YOUR TASK: Both the line containing "Rebuild this chart" and the line containing "const yDomain = [0.8226, 4.6925];" are to be reproduced exactly, along with every line between them, and nothing more.

• • • • • • •

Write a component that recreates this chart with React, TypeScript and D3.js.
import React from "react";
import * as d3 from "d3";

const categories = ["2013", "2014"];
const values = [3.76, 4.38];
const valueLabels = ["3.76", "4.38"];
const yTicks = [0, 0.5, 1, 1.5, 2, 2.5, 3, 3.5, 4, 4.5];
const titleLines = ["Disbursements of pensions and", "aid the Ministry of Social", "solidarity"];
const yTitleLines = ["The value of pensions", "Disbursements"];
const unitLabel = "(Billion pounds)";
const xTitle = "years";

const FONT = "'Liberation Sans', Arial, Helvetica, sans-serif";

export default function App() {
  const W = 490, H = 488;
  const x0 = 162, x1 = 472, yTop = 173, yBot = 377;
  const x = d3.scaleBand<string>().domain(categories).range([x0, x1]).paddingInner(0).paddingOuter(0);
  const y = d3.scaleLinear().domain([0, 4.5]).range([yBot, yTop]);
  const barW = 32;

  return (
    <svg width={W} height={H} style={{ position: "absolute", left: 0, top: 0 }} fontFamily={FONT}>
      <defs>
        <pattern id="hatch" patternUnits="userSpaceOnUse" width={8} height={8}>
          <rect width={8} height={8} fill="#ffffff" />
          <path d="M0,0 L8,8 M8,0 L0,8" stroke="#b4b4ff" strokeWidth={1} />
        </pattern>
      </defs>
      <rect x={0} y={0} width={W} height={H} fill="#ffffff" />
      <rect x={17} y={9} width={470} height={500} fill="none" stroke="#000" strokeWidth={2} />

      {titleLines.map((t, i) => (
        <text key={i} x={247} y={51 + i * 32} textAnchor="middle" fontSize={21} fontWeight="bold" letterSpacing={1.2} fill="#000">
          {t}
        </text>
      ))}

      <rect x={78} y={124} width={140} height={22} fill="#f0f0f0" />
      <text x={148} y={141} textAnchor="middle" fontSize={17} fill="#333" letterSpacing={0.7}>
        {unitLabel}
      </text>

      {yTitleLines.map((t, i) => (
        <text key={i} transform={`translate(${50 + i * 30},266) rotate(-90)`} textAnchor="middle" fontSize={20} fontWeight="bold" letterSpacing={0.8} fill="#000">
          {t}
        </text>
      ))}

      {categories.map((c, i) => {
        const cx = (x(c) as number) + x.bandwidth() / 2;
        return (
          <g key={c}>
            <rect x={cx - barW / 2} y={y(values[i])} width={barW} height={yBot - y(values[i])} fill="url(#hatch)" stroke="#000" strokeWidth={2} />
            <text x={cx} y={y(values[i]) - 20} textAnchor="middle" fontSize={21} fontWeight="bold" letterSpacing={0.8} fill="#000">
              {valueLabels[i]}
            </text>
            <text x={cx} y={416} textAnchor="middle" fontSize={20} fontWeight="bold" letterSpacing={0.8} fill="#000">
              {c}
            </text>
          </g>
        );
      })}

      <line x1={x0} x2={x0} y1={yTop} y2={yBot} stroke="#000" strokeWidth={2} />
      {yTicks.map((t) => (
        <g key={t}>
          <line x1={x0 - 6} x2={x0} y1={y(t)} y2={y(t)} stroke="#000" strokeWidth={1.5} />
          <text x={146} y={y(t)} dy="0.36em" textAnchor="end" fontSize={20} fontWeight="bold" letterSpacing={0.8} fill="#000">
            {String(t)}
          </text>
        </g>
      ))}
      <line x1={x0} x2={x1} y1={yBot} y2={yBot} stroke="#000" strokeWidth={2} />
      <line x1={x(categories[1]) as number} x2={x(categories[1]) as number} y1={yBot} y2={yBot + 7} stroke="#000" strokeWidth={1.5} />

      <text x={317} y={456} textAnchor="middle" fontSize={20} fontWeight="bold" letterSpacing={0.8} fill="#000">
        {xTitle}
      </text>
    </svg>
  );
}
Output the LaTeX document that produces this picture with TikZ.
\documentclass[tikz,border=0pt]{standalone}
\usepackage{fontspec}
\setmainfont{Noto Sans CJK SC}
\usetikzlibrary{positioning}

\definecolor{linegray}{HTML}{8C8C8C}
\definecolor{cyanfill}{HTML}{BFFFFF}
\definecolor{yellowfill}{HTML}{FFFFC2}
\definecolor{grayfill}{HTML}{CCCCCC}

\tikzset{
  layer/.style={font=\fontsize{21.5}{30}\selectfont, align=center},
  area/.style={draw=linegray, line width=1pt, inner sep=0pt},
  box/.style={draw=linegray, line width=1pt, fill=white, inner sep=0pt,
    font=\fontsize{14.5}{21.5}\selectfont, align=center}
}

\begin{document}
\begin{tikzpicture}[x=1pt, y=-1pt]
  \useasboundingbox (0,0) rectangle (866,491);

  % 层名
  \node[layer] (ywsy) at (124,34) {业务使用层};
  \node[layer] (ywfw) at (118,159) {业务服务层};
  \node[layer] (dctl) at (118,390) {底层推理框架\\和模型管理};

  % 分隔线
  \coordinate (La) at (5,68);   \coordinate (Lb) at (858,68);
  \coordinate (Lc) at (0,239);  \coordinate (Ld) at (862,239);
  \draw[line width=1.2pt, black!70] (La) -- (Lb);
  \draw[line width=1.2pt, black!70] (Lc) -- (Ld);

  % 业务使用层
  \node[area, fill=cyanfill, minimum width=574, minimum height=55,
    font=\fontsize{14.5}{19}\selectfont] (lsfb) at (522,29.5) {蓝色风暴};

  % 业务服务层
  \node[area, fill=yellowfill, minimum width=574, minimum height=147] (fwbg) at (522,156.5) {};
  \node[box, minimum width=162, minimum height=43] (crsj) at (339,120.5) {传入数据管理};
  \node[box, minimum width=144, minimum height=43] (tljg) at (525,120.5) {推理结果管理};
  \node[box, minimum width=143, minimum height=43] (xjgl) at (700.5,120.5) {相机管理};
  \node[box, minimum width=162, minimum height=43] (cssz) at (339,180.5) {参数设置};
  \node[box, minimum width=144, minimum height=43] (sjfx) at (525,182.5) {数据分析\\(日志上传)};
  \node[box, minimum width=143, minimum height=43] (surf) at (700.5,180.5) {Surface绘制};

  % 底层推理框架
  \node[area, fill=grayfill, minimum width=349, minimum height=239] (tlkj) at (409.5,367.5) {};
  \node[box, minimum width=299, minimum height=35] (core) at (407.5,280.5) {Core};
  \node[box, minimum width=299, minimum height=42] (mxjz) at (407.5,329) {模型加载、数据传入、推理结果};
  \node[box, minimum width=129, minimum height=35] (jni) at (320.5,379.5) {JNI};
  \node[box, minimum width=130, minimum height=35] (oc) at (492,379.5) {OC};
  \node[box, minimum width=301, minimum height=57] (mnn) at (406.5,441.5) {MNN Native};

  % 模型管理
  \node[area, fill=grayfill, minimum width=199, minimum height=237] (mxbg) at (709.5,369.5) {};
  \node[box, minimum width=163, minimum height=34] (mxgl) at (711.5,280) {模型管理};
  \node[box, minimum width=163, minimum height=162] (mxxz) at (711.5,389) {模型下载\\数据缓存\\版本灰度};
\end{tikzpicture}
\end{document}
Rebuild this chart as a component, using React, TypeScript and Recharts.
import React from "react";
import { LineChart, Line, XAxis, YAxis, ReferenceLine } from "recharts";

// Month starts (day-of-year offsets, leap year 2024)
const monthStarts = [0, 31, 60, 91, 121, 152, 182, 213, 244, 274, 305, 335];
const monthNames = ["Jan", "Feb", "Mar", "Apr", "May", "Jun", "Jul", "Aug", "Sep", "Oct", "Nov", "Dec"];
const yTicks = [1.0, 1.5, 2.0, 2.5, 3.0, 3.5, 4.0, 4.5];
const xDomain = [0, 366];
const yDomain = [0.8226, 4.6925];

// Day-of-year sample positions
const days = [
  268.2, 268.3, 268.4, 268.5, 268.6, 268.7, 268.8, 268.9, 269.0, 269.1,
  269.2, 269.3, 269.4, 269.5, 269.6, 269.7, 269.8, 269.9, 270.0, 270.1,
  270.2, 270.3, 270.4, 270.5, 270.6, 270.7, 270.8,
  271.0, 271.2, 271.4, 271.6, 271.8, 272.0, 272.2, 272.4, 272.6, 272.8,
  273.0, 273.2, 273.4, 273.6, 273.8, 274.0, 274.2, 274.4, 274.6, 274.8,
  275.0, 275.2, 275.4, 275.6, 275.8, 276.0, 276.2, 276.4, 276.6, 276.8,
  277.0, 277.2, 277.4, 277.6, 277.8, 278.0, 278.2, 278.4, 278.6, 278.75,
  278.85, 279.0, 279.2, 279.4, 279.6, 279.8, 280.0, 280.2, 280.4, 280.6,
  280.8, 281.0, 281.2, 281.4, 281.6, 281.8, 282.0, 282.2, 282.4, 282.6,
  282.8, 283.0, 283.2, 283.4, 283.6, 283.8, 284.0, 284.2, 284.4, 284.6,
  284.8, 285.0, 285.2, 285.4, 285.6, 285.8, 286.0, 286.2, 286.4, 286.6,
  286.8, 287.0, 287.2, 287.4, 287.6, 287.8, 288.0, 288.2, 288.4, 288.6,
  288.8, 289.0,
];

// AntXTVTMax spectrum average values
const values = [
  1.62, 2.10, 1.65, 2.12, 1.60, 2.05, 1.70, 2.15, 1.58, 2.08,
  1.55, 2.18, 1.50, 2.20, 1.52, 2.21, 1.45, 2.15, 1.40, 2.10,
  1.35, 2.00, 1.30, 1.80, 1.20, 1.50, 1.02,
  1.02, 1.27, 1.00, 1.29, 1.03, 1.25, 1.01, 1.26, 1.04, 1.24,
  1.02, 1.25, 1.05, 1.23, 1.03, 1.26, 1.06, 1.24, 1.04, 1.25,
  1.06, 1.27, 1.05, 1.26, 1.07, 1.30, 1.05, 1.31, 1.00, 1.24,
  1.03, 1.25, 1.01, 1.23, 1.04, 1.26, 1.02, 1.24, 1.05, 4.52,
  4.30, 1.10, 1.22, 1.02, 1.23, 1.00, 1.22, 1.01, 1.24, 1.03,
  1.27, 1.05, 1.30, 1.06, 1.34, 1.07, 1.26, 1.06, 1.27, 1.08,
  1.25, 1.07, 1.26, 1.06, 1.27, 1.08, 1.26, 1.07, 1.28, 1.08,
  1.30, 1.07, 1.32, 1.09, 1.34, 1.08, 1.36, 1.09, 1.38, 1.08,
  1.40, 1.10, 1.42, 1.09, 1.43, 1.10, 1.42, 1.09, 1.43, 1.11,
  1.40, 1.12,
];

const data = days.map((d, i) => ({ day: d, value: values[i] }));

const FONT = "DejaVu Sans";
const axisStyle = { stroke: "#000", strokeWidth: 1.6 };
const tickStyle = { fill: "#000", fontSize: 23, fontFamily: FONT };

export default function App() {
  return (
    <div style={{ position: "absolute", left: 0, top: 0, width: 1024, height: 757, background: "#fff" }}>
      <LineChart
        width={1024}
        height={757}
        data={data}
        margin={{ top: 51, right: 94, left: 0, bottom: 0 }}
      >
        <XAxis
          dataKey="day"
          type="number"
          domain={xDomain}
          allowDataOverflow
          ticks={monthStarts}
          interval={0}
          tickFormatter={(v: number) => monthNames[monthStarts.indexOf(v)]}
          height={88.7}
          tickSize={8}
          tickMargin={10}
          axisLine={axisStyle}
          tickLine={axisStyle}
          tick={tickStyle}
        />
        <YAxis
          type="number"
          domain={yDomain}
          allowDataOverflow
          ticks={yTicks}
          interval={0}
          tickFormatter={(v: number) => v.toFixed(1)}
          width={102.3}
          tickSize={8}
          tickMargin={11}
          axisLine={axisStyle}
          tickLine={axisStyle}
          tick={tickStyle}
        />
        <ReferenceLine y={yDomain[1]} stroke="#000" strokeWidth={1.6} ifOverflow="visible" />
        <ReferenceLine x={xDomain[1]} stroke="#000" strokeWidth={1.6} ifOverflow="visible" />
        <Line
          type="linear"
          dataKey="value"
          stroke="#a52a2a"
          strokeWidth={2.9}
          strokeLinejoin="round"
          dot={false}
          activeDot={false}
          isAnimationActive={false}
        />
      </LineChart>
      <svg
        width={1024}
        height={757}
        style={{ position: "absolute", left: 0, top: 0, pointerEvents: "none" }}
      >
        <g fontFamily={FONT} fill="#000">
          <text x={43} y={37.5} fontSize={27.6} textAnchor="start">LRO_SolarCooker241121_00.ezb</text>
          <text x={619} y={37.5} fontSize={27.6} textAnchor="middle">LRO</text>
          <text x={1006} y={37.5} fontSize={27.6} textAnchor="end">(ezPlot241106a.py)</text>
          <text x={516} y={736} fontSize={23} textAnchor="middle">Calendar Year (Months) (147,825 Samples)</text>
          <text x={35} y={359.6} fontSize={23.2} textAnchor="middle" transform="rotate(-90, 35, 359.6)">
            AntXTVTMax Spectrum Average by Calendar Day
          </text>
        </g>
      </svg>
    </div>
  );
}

• • • • • • •

TASK ANSWER:
Rebuild this chart as a component, using React, TypeScript and Recharts.
import React from "react";
import { LineChart, Line, XAxis, YAxis, ReferenceLine } from "recharts";

// Month starts (day-of-year offsets, leap year 2024)
const monthStarts = [0, 31, 60, 91, 121, 152, 182, 213, 244, 274, 305, 335];
const monthNames = ["Jan", "Feb", "Mar", "Apr", "May", "Jun", "Jul", "Aug", "Sep", "Oct", "Nov", "Dec"];
const yTicks = [1.0, 1.5, 2.0, 2.5, 3.0, 3.5, 4.0, 4.5];
const xDomain = [0, 366];
const yDomain = [0.8226, 4.6925];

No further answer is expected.